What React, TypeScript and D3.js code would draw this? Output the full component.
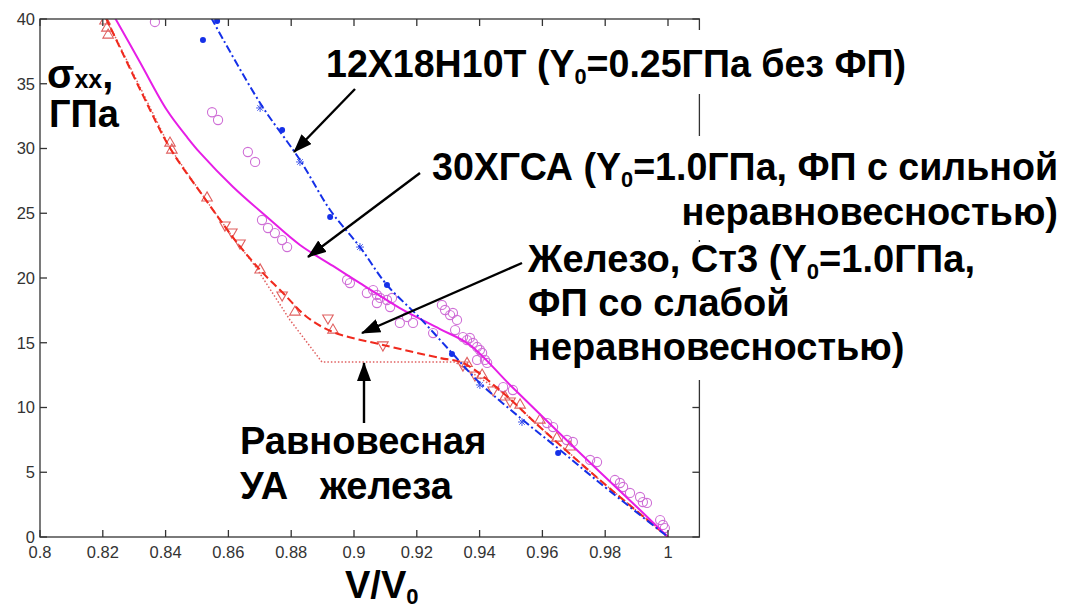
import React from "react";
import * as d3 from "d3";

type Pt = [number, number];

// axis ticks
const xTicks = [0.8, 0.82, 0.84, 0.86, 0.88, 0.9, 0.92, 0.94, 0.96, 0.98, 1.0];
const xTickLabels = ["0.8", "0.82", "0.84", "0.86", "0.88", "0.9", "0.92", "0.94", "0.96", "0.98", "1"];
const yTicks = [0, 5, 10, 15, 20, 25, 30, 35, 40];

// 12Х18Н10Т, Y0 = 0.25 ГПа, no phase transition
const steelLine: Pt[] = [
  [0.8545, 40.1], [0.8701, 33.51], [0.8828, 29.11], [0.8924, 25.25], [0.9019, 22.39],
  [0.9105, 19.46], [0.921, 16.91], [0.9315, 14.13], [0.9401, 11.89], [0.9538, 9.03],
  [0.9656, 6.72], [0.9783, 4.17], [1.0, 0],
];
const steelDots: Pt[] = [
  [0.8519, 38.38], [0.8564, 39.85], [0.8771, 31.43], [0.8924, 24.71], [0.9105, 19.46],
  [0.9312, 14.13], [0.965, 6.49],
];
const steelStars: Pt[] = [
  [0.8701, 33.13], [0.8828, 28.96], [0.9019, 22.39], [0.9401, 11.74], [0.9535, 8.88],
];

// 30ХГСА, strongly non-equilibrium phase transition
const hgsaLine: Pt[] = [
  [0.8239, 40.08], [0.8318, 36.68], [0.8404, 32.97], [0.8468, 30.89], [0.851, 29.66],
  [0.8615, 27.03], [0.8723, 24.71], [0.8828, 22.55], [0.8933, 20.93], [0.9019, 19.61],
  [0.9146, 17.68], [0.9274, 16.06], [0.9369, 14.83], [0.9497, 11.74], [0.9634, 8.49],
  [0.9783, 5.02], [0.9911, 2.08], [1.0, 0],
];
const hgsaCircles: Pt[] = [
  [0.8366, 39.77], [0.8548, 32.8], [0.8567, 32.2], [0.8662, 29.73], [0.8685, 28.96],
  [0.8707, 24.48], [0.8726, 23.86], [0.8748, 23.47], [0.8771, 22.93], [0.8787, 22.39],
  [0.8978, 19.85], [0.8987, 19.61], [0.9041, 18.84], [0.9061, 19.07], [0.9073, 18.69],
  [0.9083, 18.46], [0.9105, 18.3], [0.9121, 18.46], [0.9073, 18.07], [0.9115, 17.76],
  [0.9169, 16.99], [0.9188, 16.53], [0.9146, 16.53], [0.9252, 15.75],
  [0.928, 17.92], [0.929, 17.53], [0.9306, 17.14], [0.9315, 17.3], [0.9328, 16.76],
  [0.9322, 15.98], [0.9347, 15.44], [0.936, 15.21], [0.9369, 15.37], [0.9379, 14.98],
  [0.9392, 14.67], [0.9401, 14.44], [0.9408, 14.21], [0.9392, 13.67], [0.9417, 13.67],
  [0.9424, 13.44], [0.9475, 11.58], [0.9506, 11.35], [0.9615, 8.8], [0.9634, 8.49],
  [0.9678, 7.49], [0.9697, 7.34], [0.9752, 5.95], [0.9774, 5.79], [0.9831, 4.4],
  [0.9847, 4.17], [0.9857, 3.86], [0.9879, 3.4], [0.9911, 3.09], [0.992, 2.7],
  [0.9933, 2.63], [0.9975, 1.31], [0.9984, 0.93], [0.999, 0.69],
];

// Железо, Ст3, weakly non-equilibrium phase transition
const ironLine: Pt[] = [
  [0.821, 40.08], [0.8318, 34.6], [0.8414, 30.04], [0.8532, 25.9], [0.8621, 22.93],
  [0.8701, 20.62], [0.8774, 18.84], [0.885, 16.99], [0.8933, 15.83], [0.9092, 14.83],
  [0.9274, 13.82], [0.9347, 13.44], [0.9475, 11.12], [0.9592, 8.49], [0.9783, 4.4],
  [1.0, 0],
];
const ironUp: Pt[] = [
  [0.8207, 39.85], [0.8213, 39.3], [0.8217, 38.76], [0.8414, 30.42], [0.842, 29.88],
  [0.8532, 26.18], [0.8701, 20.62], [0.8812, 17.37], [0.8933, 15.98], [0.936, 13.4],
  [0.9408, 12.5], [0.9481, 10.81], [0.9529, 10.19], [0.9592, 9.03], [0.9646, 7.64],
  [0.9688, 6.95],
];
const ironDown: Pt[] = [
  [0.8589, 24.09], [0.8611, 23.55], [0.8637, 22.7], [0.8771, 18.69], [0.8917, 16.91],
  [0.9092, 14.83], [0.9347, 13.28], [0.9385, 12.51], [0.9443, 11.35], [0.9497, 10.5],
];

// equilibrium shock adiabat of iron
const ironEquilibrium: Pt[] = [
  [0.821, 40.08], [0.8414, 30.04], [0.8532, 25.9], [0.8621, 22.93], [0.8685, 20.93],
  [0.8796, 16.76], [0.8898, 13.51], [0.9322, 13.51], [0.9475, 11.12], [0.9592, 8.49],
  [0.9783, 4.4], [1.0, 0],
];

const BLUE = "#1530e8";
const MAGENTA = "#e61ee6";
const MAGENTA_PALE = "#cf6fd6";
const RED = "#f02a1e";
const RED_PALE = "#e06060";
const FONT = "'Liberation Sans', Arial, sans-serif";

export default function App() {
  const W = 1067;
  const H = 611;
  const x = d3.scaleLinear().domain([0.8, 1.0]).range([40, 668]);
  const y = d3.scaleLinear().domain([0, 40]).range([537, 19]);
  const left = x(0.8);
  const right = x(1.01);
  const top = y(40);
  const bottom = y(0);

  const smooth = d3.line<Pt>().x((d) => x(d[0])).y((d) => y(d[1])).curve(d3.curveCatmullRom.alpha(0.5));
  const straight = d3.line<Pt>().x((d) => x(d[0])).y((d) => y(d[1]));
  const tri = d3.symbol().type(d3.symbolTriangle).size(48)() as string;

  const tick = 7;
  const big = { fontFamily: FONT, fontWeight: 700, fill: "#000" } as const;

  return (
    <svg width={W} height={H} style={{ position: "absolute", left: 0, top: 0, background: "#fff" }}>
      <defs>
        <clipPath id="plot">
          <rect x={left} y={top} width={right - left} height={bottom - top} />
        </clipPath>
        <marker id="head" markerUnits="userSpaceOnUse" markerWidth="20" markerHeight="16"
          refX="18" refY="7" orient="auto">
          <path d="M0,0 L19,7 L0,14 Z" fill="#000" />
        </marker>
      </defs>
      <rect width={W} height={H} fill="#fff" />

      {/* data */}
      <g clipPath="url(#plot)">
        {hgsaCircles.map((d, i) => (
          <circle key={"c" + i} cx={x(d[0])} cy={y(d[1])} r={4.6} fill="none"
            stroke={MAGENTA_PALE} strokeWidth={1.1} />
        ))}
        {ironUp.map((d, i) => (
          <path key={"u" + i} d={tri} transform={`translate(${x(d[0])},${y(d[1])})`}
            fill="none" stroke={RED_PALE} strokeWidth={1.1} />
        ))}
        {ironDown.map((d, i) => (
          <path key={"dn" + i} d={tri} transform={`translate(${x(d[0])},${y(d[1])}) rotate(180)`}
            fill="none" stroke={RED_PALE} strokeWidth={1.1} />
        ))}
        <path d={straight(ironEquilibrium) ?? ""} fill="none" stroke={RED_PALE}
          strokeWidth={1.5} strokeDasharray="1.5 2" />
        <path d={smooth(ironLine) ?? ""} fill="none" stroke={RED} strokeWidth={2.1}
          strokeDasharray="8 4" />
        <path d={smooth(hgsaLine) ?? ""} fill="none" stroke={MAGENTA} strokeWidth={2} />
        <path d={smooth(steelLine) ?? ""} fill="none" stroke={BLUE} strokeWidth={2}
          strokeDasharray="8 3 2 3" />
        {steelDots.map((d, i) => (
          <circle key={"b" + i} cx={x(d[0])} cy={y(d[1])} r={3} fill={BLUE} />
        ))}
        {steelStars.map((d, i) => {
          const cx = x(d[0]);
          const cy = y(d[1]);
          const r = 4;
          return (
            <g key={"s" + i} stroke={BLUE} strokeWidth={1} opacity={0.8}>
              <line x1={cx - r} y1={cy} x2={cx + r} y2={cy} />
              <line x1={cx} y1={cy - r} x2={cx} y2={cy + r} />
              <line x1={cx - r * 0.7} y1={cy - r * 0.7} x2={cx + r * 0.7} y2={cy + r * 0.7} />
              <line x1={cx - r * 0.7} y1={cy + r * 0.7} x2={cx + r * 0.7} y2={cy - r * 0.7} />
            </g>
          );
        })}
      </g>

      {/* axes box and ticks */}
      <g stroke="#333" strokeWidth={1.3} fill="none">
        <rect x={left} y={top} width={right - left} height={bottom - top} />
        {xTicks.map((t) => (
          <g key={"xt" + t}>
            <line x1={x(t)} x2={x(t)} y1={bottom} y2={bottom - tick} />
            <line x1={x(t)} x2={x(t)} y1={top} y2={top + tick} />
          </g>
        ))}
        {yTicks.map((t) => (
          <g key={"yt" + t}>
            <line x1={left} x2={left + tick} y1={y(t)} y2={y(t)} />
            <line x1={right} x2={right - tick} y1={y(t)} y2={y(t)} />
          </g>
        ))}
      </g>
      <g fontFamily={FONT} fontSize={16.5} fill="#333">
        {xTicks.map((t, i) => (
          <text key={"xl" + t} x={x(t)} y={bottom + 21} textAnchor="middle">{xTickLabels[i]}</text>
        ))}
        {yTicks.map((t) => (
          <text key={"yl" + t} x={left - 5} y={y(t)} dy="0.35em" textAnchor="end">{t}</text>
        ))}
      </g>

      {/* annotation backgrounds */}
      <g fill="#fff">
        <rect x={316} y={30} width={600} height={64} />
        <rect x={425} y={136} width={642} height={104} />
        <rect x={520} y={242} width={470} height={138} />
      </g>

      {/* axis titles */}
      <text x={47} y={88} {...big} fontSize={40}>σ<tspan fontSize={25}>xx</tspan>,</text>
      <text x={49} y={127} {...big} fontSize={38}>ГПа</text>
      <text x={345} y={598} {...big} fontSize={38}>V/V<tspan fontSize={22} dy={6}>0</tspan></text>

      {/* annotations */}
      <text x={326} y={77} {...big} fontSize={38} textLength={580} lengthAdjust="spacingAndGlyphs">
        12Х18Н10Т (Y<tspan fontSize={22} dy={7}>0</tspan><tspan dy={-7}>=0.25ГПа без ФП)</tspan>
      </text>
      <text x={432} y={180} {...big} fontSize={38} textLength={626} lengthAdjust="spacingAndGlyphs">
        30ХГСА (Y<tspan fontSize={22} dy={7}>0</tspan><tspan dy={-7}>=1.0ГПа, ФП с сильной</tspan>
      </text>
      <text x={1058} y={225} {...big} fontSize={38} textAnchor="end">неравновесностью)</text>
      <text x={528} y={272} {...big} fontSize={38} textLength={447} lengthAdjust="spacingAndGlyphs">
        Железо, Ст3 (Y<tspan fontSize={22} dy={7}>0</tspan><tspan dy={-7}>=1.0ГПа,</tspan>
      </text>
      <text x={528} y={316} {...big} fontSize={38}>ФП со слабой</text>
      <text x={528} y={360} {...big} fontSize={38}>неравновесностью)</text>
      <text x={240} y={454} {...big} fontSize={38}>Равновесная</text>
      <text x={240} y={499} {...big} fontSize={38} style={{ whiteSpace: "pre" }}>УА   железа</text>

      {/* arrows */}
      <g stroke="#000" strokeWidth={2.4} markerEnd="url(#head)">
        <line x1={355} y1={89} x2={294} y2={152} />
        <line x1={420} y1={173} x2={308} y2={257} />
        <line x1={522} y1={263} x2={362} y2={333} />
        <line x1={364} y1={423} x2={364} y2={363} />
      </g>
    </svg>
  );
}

==

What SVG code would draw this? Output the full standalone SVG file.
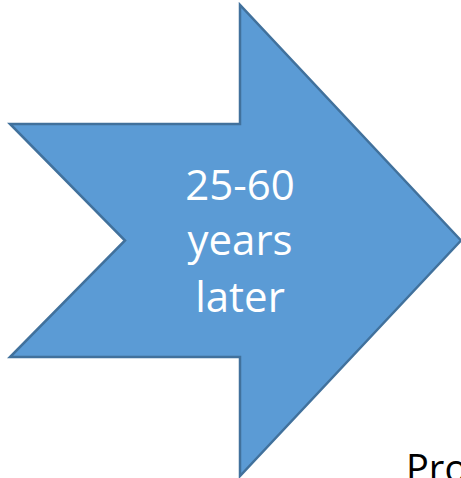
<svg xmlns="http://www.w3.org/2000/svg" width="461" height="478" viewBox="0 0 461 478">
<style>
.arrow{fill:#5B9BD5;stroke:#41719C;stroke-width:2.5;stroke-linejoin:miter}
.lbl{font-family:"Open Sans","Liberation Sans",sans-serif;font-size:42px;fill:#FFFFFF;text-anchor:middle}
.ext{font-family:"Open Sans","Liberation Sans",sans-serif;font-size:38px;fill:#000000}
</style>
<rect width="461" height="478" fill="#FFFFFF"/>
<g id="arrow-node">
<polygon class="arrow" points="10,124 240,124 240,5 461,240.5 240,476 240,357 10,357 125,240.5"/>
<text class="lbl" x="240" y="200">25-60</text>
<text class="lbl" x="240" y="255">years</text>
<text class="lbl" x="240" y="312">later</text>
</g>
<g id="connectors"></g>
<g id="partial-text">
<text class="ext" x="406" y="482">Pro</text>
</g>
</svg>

▶ _BRIEF_: Pull every line containing the word "full" out of the entries above.

▶ _WRITTEN RESPONSE_:
What React, TypeScript and D3.js code would draw this? Output the full component.
What SVG code would draw this? Output the full standalone SVG file.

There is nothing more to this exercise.